§ **DIRECTIONS FOR THIS TASK**:
Search the data for the word "page" and copy every line where it occurs.

__________________________________________________

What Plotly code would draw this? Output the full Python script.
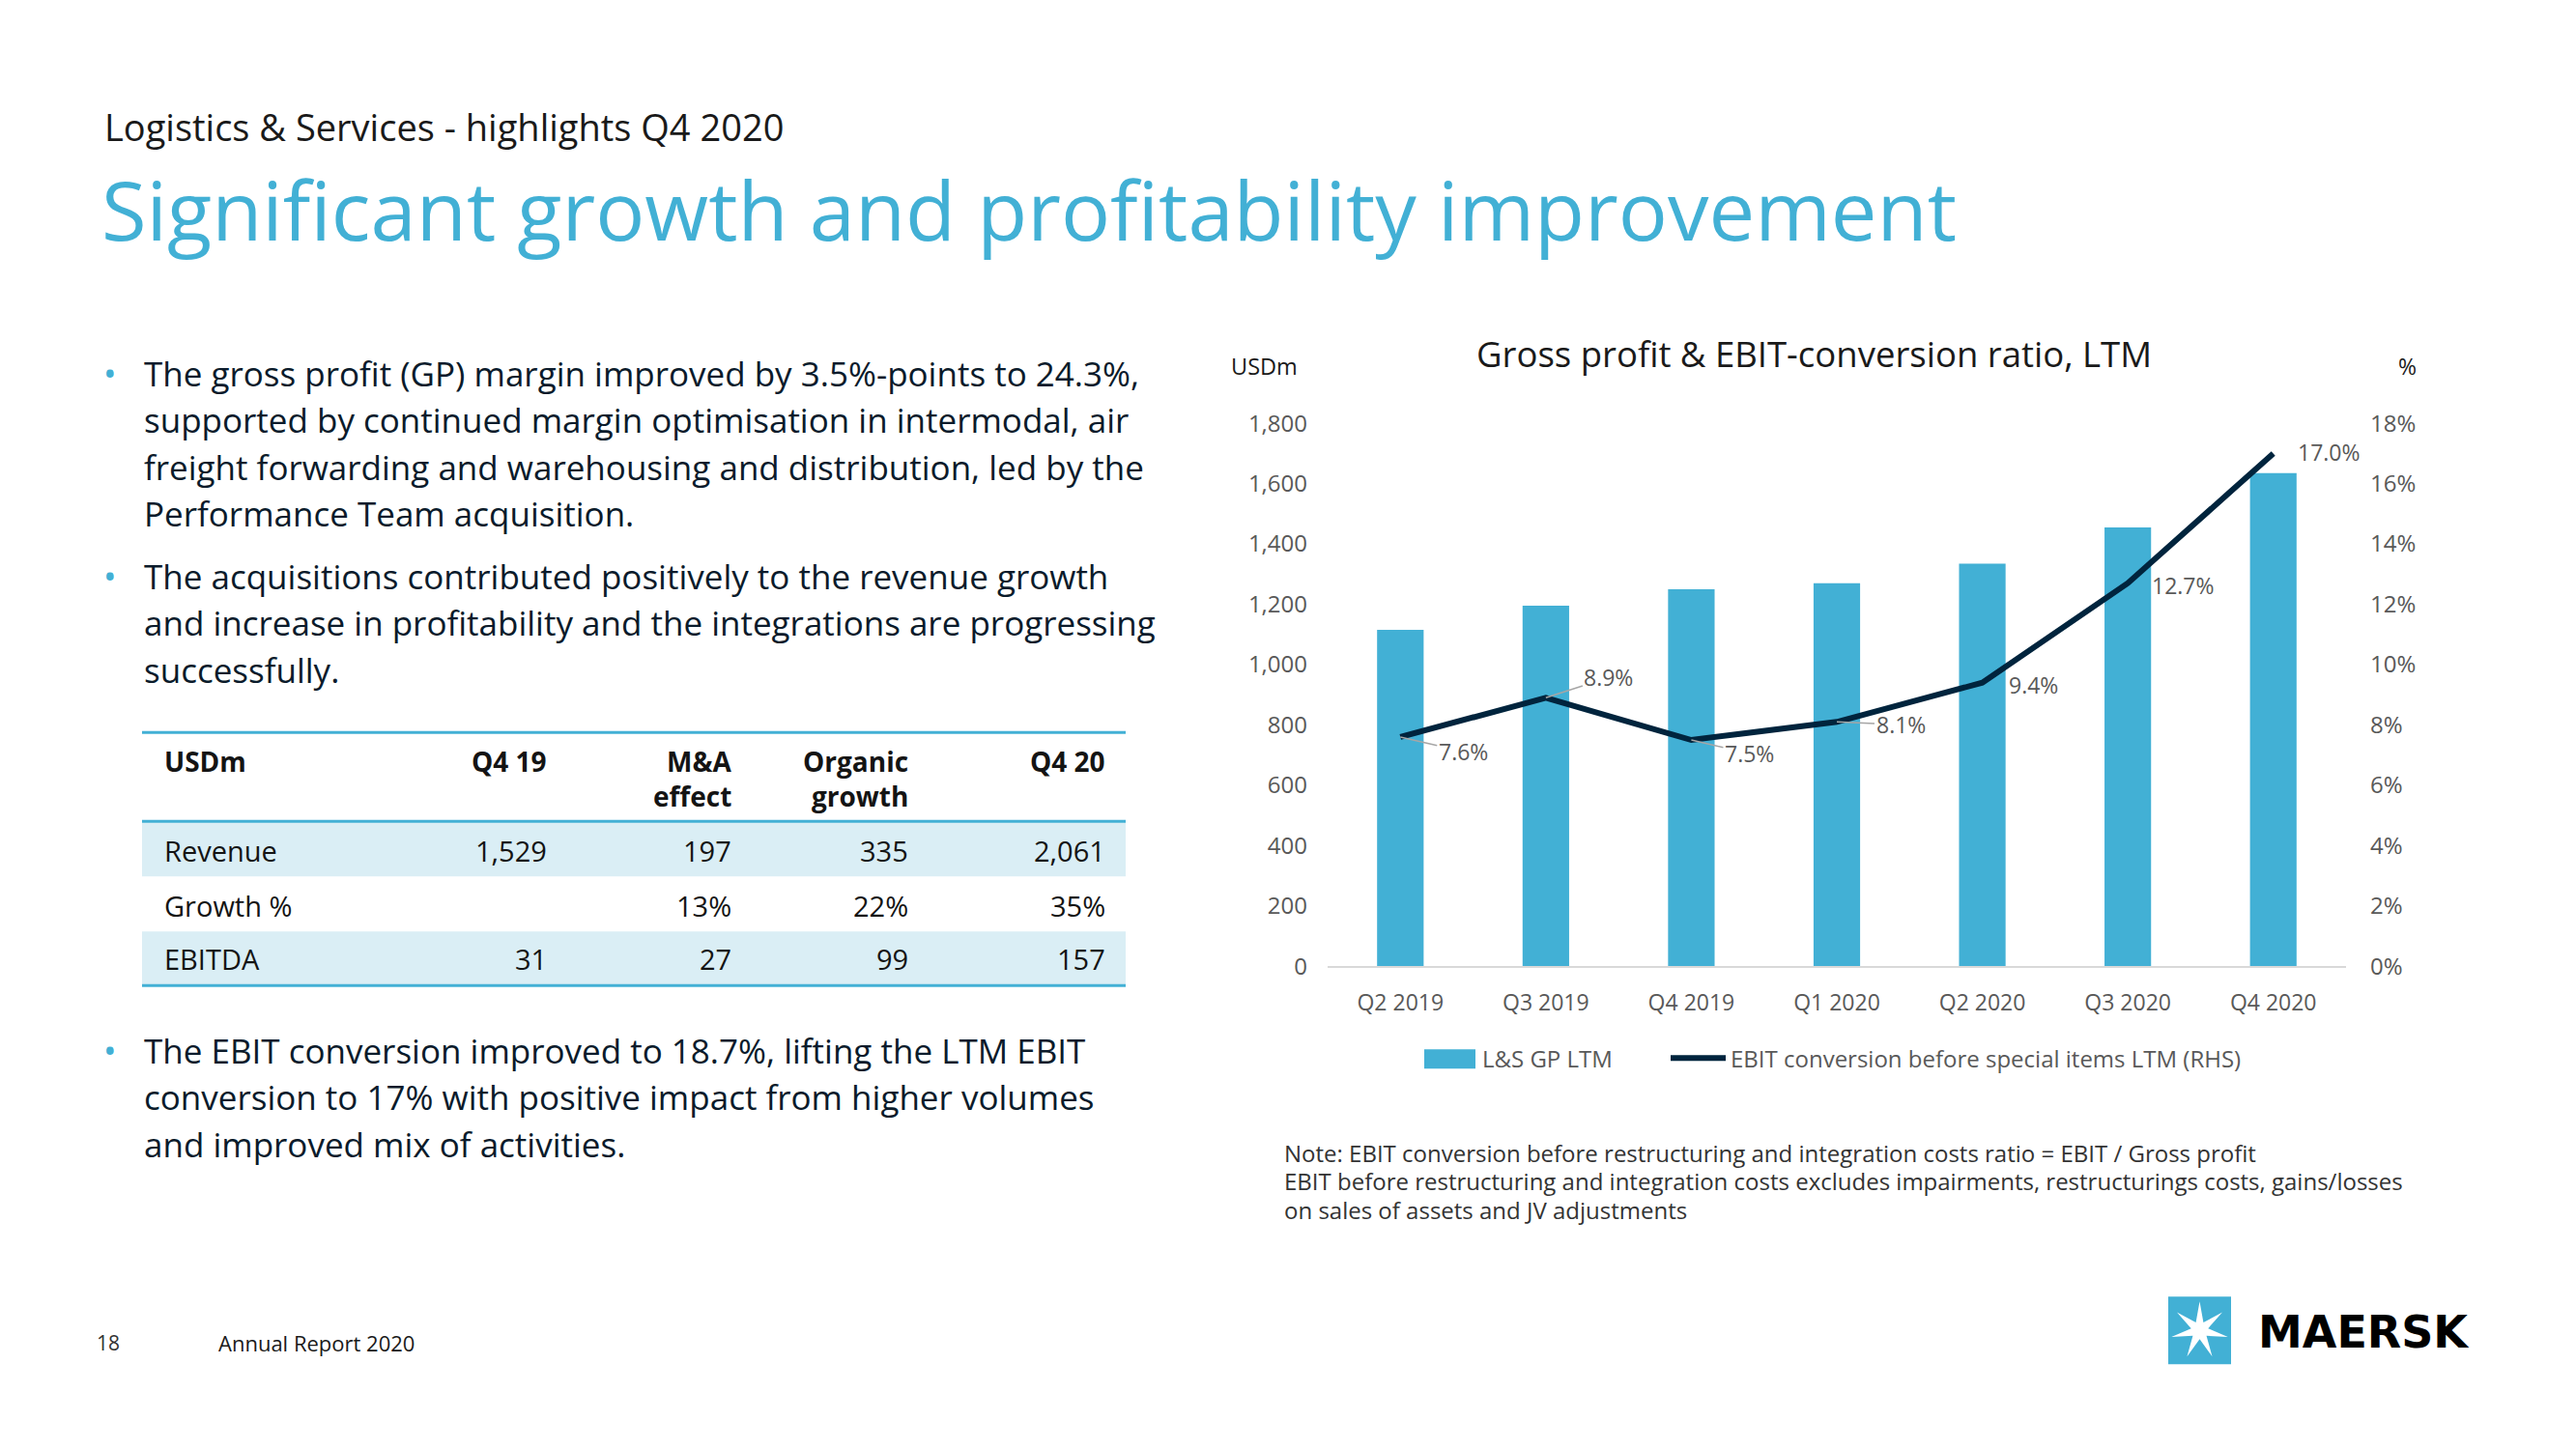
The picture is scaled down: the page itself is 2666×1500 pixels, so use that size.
import math
import plotly.graph_objects as go

# ---------------- data ----------------
categories = ["Q2 2019", "Q3 2019", "Q4 2019", "Q1 2020", "Q2 2020", "Q3 2020", "Q4 2020"]
gp_ltm = [1115, 1195, 1250, 1270, 1335, 1455, 1635]          # USDm
ebit_conversion = [7.6, 8.9, 7.5, 8.1, 9.4, 12.7, 17.0]       # %
left_ticks = [0, 200, 400, 600, 800, 1000, 1200, 1400, 1600, 1800]
right_ticks = [0, 2, 4, 6, 8, 10, 12, 14, 16, 18]
right_tick_labels = [f"{v}%" for v in right_ticks]

table_header = ["USDm", "Q4 19", "M&A<br>effect", "Organic<br>growth", "Q4 20"]
table_rows = [
    ["Revenue", "1,529", "197", "335", "2,061"],
    ["Growth %", "", "13%", "22%", "35%"],
    ["EBITDA", "31", "27", "99", "157"],
]

bullet_1 = [
    "The gross profit (GP) margin improved by 3.5%-points to 24.3%,",
    "supported by continued margin optimisation in intermodal, air",
    "freight forwarding and warehousing and distribution, led by the",
    "Performance Team acquisition.",
]
bullet_2 = [
    "The acquisitions contributed positively to the revenue growth",
    "and increase in profitability and the integrations are progressing",
    "successfully.",
]
bullet_3 = [
    "The EBIT conversion improved to 18.7%, lifting the LTM EBIT",
    "conversion to 17% with positive impact from higher volumes",
    "and improved mix of activities.",
]
note_lines = [
    "Note: EBIT conversion before restructuring and integration costs ratio = EBIT / Gross profit",
    "EBIT before restructuring and integration costs excludes impairments, restructurings costs, gains/losses",
    "on sales of assets and JV adjustments",
]
legend_names = ["L&S GP LTM", "EBIT conversion before special items LTM (RHS)"]

# ---------------- styling ----------------
W, H = 2666, 1500
FONT = "Open Sans, Noto Sans, sans-serif"
BLUE = "#42B0D5"
NAVY = "#00243D"
TEXT = "#0B1B2B"
GREY = "#595959"

def px(x):
    return x / W

def py(y):
    # page-pixel y -> paper fraction (compensates the page's vertical fit)
    return 1 - ((y - 16.8) / 0.978) / H

# data-label offsets in pixels (ax, ay, leader line)
label_offsets = [(65, 15, True), (65, -21, True), (60, 14, True), (66, 3, True),
                 (53, 2, False), (57, 2, False), (58, -1, False)]

fig = go.Figure()

fig.add_trace(go.Bar(
    x=categories, y=gp_ltm, name=legend_names[0],
    marker=dict(color=BLUE, line=dict(width=0)),
    yaxis="y", hoverinfo="skip", showlegend=False,
))
fig.add_trace(go.Scatter(
    x=categories, y=ebit_conversion, name=legend_names[1],
    mode="lines", line=dict(color=NAVY, width=6),
    yaxis="y2", hoverinfo="skip", showlegend=False,
))

annotations = []

# data labels
for cat, v, (ax, ay, leader) in zip(categories, ebit_conversion, label_offsets):
    if leader:
        annotations.append(dict(
            x=cat, y=v, xref="x", yref="y2", text=f"{v:.1f}%",
            showarrow=True, ax=ax, ay=ay, arrowhead=0, arrowwidth=1.5,
            arrowcolor="#A6A6A6", standoff=0, startstandoff=0,
            font=dict(family=FONT, size=23, color=GREY),
        ))
    else:
        annotations.append(dict(
            x=cat, y=v, xref="x", yref="y2", text=f"{v:.1f}%",
            showarrow=False, xshift=ax, yshift=-ay, xanchor="center",
            font=dict(family=FONT, size=23, color=GREY),
        ))

def txt(x, y, text, size, color=TEXT, xanchor="left", yanchor="middle", bold=False):
    text = text.replace("&", "&amp;")
    if bold:
        text = f"<b>{text}</b>"
    annotations.append(dict(
        x=px(x), y=py(y), xref="paper", yref="paper", text=text,
        showarrow=False, xanchor=xanchor, yanchor=yanchor,
        font=dict(family=FONT, size=size, color=color),
    ))

# headings
txt(106, 130, "Logistics & Services - highlights Q4 2020", 38, "#1A1A1A")
txt(103, 215, "Significant growth and profitability improvement", 85, BLUE)

# bullets
def bullet(lines, y0, step=48.4):
    txt(114, y0, "•", 36, BLUE, xanchor="center")
    for i, line in enumerate(lines):
        txt(147, y0 + i * step, line, 35, TEXT)

bullet(bullet_1, 385)
bullet(bullet_2, 595)
bullet(bullet_3, 1086)

# table
shapes = []
tbl_x0, tbl_x1 = 147, 1165
col_x = [168, 568, 759, 942, 1146]
band_rows = [(850, 906), (963, 1018)]
for (y0, y1) in band_rows:
    shapes.append(dict(type="rect", xref="paper", yref="paper",
                       x0=px(tbl_x0), x1=px(tbl_x1), y0=py(y1), y1=py(y0),
                       fillcolor="#DAEEF5", line=dict(width=0), layer="below"))
for yl in (757, 849, 1019):
    shapes.append(dict(type="line", xref="paper", yref="paper",
                       x0=px(tbl_x0), x1=px(tbl_x1), y0=py(yl), y1=py(yl),
                       line=dict(color=BLUE, width=3)))

for j, h in enumerate(table_header):
    for k, part in enumerate(h.split("<br>")):
        txt(col_x[j], 787 + k * 36, part, 28, "#141414",
            xanchor="left" if j == 0 else "right", bold=True)
row_y = [879, 936, 991]
for r, row in enumerate(table_rows):
    for j, cell in enumerate(row):
        if cell:
            txt(col_x[j], row_y[r], cell, 29, "#141414",
                xanchor="left" if j == 0 else "right")

# chart title & axis units
txt(1877, 365, "Gross profit & EBIT-conversion ratio, LTM", 36.5, "#1A1A1A", xanchor="center")
txt(1308, 378, "USDm", 23.5, "#1A1A1A", xanchor="center")
txt(2491, 378, "%", 23, "#1A1A1A", xanchor="center")

# legend (drawn to match the Excel-style swatches)
shapes.append(dict(type="rect", xref="paper", yref="paper",
                   x0=px(1474), x1=px(1527), y0=py(1105), y1=py(1085),
                   fillcolor=BLUE, line=dict(width=0)))
txt(1532, 1094, legend_names[0], 24, GREY)
shapes.append(dict(type="line", xref="paper", yref="paper",
                   x0=px(1729), x1=px(1786), y0=py(1094), y1=py(1094),
                   line=dict(color=NAVY, width=6)))
txt(1789, 1094, legend_names[1], 24, GREY)

# note
for i, line in enumerate(note_lines):
    txt(1327, 1192 + i * 29.5, line, 24, "#333333")

# footer
txt(112, 1389, "18", 21, "#333333", xanchor="center")
txt(224, 1389, "Annual Report 2020", 22, "#1A1A1A")

# Maersk logo
lx0, lx1, ly0, ly1 = 2244, 2309, 1341, 1411
shapes.append(dict(type="rect", xref="paper", yref="paper",
                   x0=px(lx0), x1=px(lx1), y0=py(ly1), y1=py(ly0),
                   fillcolor=BLUE, line=dict(width=0)))
cx, cy = (lx0 + lx1) / 2, (ly0 + ly1) / 2
pts = []
for i in range(14):
    r = 30 if i % 2 == 0 else 9
    a = -math.pi / 2 + i * math.pi / 7
    pts.append((cx + r * math.cos(a), cy + r * math.sin(a)))
path = "M " + " L ".join(f"{px(x):.5f},{py(y):.5f}" for x, y in pts) + " Z"
shapes.append(dict(type="path", xref="paper", yref="paper", path=path,
                   fillcolor="white", line=dict(width=0)))
annotations.append(dict(
    x=px(2335), y=py(1378), xref="paper", yref="paper", text="<b>MAERSK</b>",
    showarrow=False, xanchor="left", yanchor="middle",
    font=dict(family="DejaVu Sans", size=46, color="#000000"),
))

x_dom = [px(1374), px(2428)]
y_dom = [py(999), py(437)]

fig.update_layout(
    width=W, height=H, autosize=False,
    margin=dict(l=0, r=0, t=0, b=0),
    paper_bgcolor="white", plot_bgcolor="white",
    font=dict(family=FONT, color=GREY),
    bargap=0.68,
    showlegend=False,
    xaxis=dict(domain=x_dom, type="category", range=[-0.5, len(categories) - 0.5],
               autorange=False, showgrid=False, zeroline=False,
               showline=True, linecolor="#D9D9D9", linewidth=2, ticks="",
               tickfont=dict(family=FONT, size=23, color=GREY), ticklabelstandoff=16),
    yaxis=dict(domain=y_dom, range=[0, 1800], autorange=False, tickvals=left_ticks,
               tickformat=",", showgrid=False, zeroline=False, showline=False, ticks="",
               tickfont=dict(family=FONT, size=24, color=GREY), ticklabelstandoff=20),
    yaxis2=dict(overlaying="y", side="right", range=[0, 18], autorange=False,
                tickvals=right_ticks, ticktext=right_tick_labels, showgrid=False,
                zeroline=False, showline=False, ticks="",
                tickfont=dict(family=FONT, size=24, color=GREY), ticklabelstandoff=24),
    annotations=annotations,
    shapes=shapes,
)

fig.write_html("out.html")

__________________________________________________

§ **WRITTEN SOLUTION**:
The picture is scaled down: the page itself is 2666×1500 pixels, so use that size.
    # page-pixel y -> paper fraction (compensates the page's vertical fit)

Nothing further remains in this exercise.